Wir brauchen endlich eine positive Debattenkultur

Wir müssen Menschen in jungen Jahren Werkzeuge an die Hand zu geben, um sich ihren Ängsten zu stellen. Das heißt: sie produktiv in Worte und Taten fließen zu lassen, anstatt sie provokativ zu Hass zu steigern. Das ist möglich, denn Kommunikation kann man lernen.

Zugleich müssen wir an unserer Resilienz arbeiten. Wer sich allzu schnell von mutmaßlichen verbalen Angriffen durch Störenfriede persönlich angegriffen fühlt, lässt sich vielleicht auch zu Äußerungen hinreißen, für die er/ sie sich dann später möglicherweise schämt. Die Situation eskaliert, obwohl es nicht soweit hätte kommen müssen.

Um subjektiv empfundene Beleidigungen juristisch nachverfolgen zu können, braucht es eine objektive Festlegung, was als tatsächliche Beleidigung zu werten ist und welche Aussage von dem Recht auf freie Meinungsäußerung gedeckt ist. Im Fall Künast haben das mehrere Gerichte eindeutig getan, was Künast aber nicht akzeptieren wollte.

Im gesellschaftlichen Kontext gibt es deutlich mehr Nuancen als es ein Gesetzestext erfassen kann. Anders als im realen Leben da draußen fehlt der Kommunikation online die nonverbale Komponente, welche aus einer ernsten Beleidigung ein freundschaftliches Necken machen kann. Zusätzlich bietet das Internet Anonymität. Das erleichtert es, andere, fremde Menschen anzufeinden. In diesem Handeln zeigt sich das Gefühl einer moralischen Überlegenheit, die eigene Meinung als die einzig richtige zuzulassen.
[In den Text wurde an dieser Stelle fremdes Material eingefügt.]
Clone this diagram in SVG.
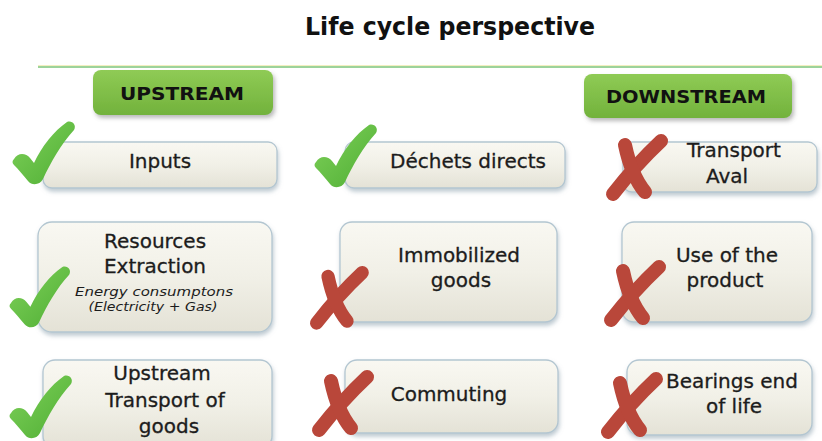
<svg xmlns="http://www.w3.org/2000/svg" xmlns:xlink="http://www.w3.org/1999/xlink" width="822" height="441" viewBox="0 0 822 441">
<style>
.box{fill:url(#boxg);stroke:#b3c6d1;stroke-width:1.3;filter:url(#sh)}
.gbox{fill:url(#greeng);filter:url(#sh2)}
.lbl{font-family:"DejaVu Sans","Verdana",sans-serif;font-size:20px;fill:#1c1c1c;stroke:#1c1c1c;stroke-width:0.3;text-anchor:middle}
.hdr{font-family:"DejaVu Sans Condensed","DejaVu Sans",sans-serif;font-size:18px;font-weight:bold;fill:#111;text-anchor:middle}
.it{font-family:"DejaVu Sans","Verdana",sans-serif;font-size:13px;font-style:italic;fill:#1c1c1c;text-anchor:middle}
.xs{fill:none;stroke:#b9473a;stroke-width:14;stroke-linecap:round}
</style>
<defs>
<linearGradient id="boxg" x1="0" y1="0" x2="0" y2="1">
<stop offset="0" stop-color="#f9f8f2"/>
<stop offset="0.5" stop-color="#f1f0e7"/>
<stop offset="1" stop-color="#e4e2d6"/>
</linearGradient>
<linearGradient id="greeng" x1="0" y1="0" x2="0" y2="1">
<stop offset="0" stop-color="#8fcb55"/>
<stop offset="1" stop-color="#72b23c"/>
</linearGradient>
<linearGradient id="chkg" x1="0" y1="0" x2="1" y2="1">
<stop offset="0" stop-color="#7fd15a"/>
<stop offset="1" stop-color="#4fae34"/>
</linearGradient>
<filter id="sh" x="-10%" y="-10%" width="125%" height="140%">
<feDropShadow dx="1" dy="3" stdDeviation="2" flood-color="#7f95a5" flood-opacity="0.5"/>
</filter>
<filter id="sh2" x="-10%" y="-10%" width="125%" height="150%">
<feDropShadow dx="2" dy="3" stdDeviation="2" flood-color="#666" flood-opacity="0.45"/>
</filter>
<g id="chk">
<path d="M1,37 C5,30 13,31 17,36 L21,41 C29,24 41,9 54,0 C59,-2 64,3 61,8 C48,22 38,40 30,57 C27,63 19,64 15,59 C10,53 5,47 1,43 C-1,41 -1,39 1,37 Z" fill="url(#chkg)"/>
</g>
<g id="xm">
<path class="xs" d="M56,7 C40,22 22,42 8,60"/>
<path class="xs" d="M20,11 C24,30 30,46 40,58"/>
</g>
</defs>
<rect width="822" height="441" fill="#ffffff"/>
<g id="title">
<text x="450" y="35" font-family="DejaVu Sans Condensed, DejaVu Sans, sans-serif" font-size="24" font-weight="bold" fill="#111" text-anchor="middle" textLength="290" lengthAdjust="spacingAndGlyphs">Life cycle perspective</text>
<line x1="38" y1="67" x2="822" y2="67" stroke="#9dd39a" stroke-width="2"/>
<line x1="38" y1="65.5" x2="822" y2="65.5" stroke="#f3efc0" stroke-width="1"/>
</g>
<g id="upstream">
<rect class="gbox" x="93" y="70" width="180" height="45" rx="8"/>
<text class="hdr" x="182" y="100" textLength="124" lengthAdjust="spacingAndGlyphs">UPSTREAM</text>
</g>
<g id="downstream">
<rect class="gbox" x="584" y="74" width="208" height="44" rx="8"/>
<text class="hdr" x="686" y="103" textLength="160" lengthAdjust="spacingAndGlyphs">DOWNSTREAM</text>
</g>
<g id="inputs">
<rect class="box" x="43" y="142" width="234" height="46" rx="9"/>
<text class="lbl" x="160" y="168">Inputs</text>
<use xlink:href="#chk" transform="translate(13,122)"/>
</g>
<g id="dechets">
<rect class="box" x="345" y="142" width="220" height="46" rx="9"/>
<text class="lbl" x="468" y="168">Déchets directs</text>
<use xlink:href="#chk" transform="translate(315,125)"/>
</g>
<g id="transport-aval">
<rect class="box" x="623" y="142" width="194" height="50" rx="9"/>
<text class="lbl" x="734" y="157">Transport</text>
<text class="lbl" x="727" y="183">Aval</text>
<use xlink:href="#xm" transform="translate(605,134)"/>
</g>
<g id="resources">
<rect class="box" x="38" y="222" width="234" height="110" rx="14"/>
<text class="lbl" x="155" y="248">Resources</text>
<text class="lbl" x="155" y="273">Extraction</text>
<text class="it" x="154" y="296" textLength="158" lengthAdjust="spacingAndGlyphs">Energy consumptons</text>
<text class="it" x="153" y="311" textLength="129" lengthAdjust="spacingAndGlyphs">(Electricity + Gas)</text>
<use xlink:href="#chk" transform="translate(10,267) scale(0.97)"/>
</g>
<g id="immobilized">
<rect class="box" x="340" y="222" width="217" height="100" rx="12"/>
<text class="lbl" x="459" y="262">Immobilized</text>
<text class="lbl" x="461" y="287">goods</text>
<use xlink:href="#xm" transform="translate(309,266) scale(0.95)"/>
</g>
<g id="use-of-product">
<rect class="box" x="622" y="222" width="190" height="100" rx="12"/>
<text class="lbl" x="727" y="262">Use of the</text>
<text class="lbl" x="725" y="287">product</text>
<use xlink:href="#xm" transform="translate(603,260)"/>
</g>
<g id="upstream-transport">
<rect class="box" x="43" y="360" width="229" height="88" rx="12"/>
<text class="lbl" x="162" y="380">Upstream</text>
<text class="lbl" x="165" y="407">Transport of</text>
<text class="lbl" x="169" y="433">goods</text>
<use xlink:href="#chk" transform="translate(10,376)"/>
</g>
<g id="commuting">
<rect class="box" x="345" y="360" width="213" height="73" rx="12"/>
<text class="lbl" x="449" y="401">Commuting</text>
<use xlink:href="#xm" transform="translate(311,370)"/>
</g>
<g id="bearings">
<rect class="box" x="627" y="360" width="185" height="75" rx="12"/>
<text class="lbl" x="732" y="388">Bearings end</text>
<text class="lbl" x="734" y="413">of life</text>
<use xlink:href="#xm" transform="translate(600,372)"/>
</g>
</svg>
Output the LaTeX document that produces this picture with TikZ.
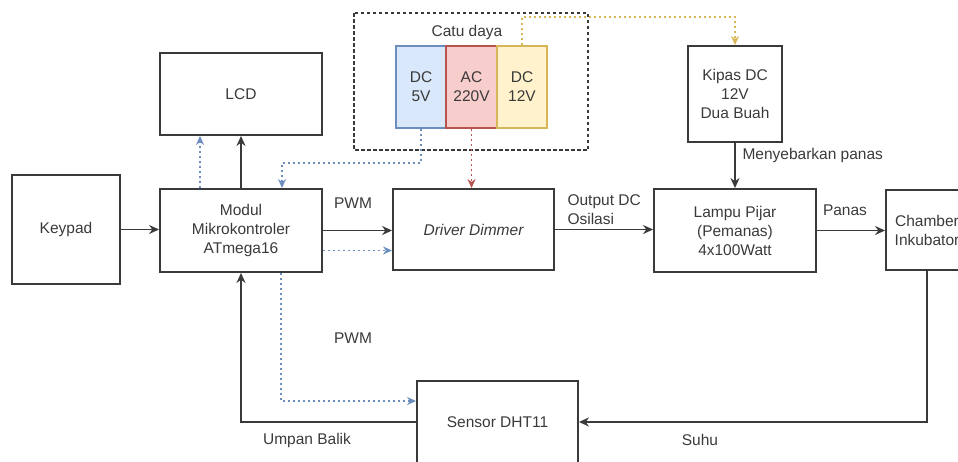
\documentclass[tikz,border=0pt]{standalone}
\usepackage{fontspec}
\setmainfont{Liberation Sans}
\usetikzlibrary{arrows.meta}

\definecolor{txtgray}{HTML}{3A3A3A}
\definecolor{blfill}{HTML}{DAE8FC}
\definecolor{blline}{HTML}{6C8EBF}
\definecolor{rdfill}{HTML}{F8CECC}
\definecolor{rdline}{HTML}{B85450}
\definecolor{ylfill}{HTML}{FFF2CC}
\definecolor{ylline}{HTML}{D6B656}

\begin{document}
\begin{tikzpicture}[x=1pt, y=-1pt,
    font=\fontsize{15.5}{19}\selectfont, text=txtgray,
    block/.style={draw=txtgray, line width=1.9pt, align=center, inner sep=2pt},
    supply/.style={draw=#1line, fill=#1fill, line width=1.5pt, align=center,
        minimum width=50pt, minimum height=82pt},
    link/.style={draw=txtgray, line width=1.6pt, -{Stealth[length=10pt,width=9pt]}},
    dotlink/.style={draw=#1, line width=1.8pt, dash pattern=on 2pt off 3pt,
        -{Stealth[length=9pt,width=8pt,open]}}]

    % Fix the frame
    \useasboundingbox (0,0) rectangle (958,461);

    % Power supply group
    \draw[txtgray, line width=2pt, dash pattern=on 3.5pt off 2.5pt]
        (354,13) rectangle (588,150);
    \node (catu) at (467,32) {Catu daya};
    \node[supply=bl] (dc5) at (421,87) {DC\\5V};
    \node[supply=rd, minimum width=51pt] (ac) at (471.5,87) {AC\\220V};
    \node[supply=yl] (dc12) at (522,87) {DC\\12V};

    % Main blocks
    \node[block, minimum width=108pt, minimum height=109pt] (keypad) at (66,229.5) {Keypad};
    \node[block, minimum width=162pt, minimum height=83pt] (modul) at (241,230.5)
        {Modul\\Mikrokontroler\\ATmega16};
    \node[block, minimum width=162pt, minimum height=82pt] (lcd) at (241,94) {LCD};
    \node[block, minimum width=161pt, minimum height=81pt] (driver) at (473.5,229.5)
        {\itshape Driver Dimmer};
    \node[block, minimum width=162pt, minimum height=83pt] (lampu) at (735,230.5)
        {Lampu Pijar\\(Pemanas)\\4x100Watt};
    \node[block, minimum width=82pt, minimum height=80pt] (chamber) at (927,230)
        {Chamber\\Inkubator};
    \node[block, minimum width=94pt, minimum height=96pt] (kipas) at (735,94)
        {Kipas DC\\12V\\Dua Buah};
    \node[block, minimum width=161pt, minimum height=82pt] (sensor) at (497.5,422)
        {Sensor DHT11};

    % Solid signal lines
    \draw[link] (keypad.east) -- (keypad.east -| modul.west);
    \draw[link] (modul) -- (lcd);
    \draw[link] (modul.east) -- (modul.east -| driver.west);
    \draw[link] (driver.east) -- (driver.east -| lampu.west);
    \draw[link] (kipas) -- (lampu);
    \draw[link] (lampu.east) -- (lampu.east -| chamber.west);
    \draw[link] (chamber.south) |- (sensor.east);
    \draw[link] (sensor.west) -| (modul.south);

    % Dotted power and PWM lines
    \draw[dotlink=blline] ([xshift=-41pt]modul.north) -- ([xshift=-41pt]lcd.south);
    \draw[dotlink=blline] (dc5.south) -- ++(0,34) -| ([xshift=41pt]modul.north);
    \draw[dotlink=blline] ([yshift=-20pt]modul.east) -- ([yshift=-20pt]modul.east -| driver.west);
    \draw[dotlink=blline] ([xshift=40pt]modul.south) |- ([yshift=21pt]sensor.west);
    \draw[dotlink=rdline] (ac.south) -- (ac.south |- driver.north);
    \draw[dotlink=ylline] (dc12.north) -- ++(0,-28) -| (kipas.north);

    % Connector labels
    \node (pwmtop) at (353,203) {PWM};
    \node (pwmbot) at (353,338) {PWM};
    \node[anchor=west, align=left] (output) at (564,210) {Output DC\\Osilasi};
    \node[anchor=west] (sebar) at (739,155) {Menyebarkan panas};
    \node (panas) at (845,210) {Panas};
    \node (suhu) at (700,440) {Suhu};
    \node (umpan) at (307,440) {Umpan Balik};

\end{tikzpicture}
\end{document}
Eine positive Debattenkultur, in der die eigene Position reflektiert und andere Meinungen toleriert werden, kann erlernt werden durch Aufklärung und Bildung. Zumindest dann, wenn wir uns dieser nicht ganz einfachen Aufgabe wirklich annehmen wollen, anstatt bis zu einem Gerichtsurteil zu warten.

Für alle, die den Rechtsweg nicht ausschließen wollen: Auch wenn die digitale Welt Landesgrenzen überschreitet, bedeutet das nicht, dass unsere Gesetze nicht angewendet werden können. Keine Sorge: Es gibt bereits ausreichend Möglichkeiten, IP-Adressen und damit auch die digitale Identität einer Person in Erfahrung zu bringen, um nicht nur die Beleidigung löschen zu lassen, sondern auch die beleidigende Person strafrechtlich zu verfolgen.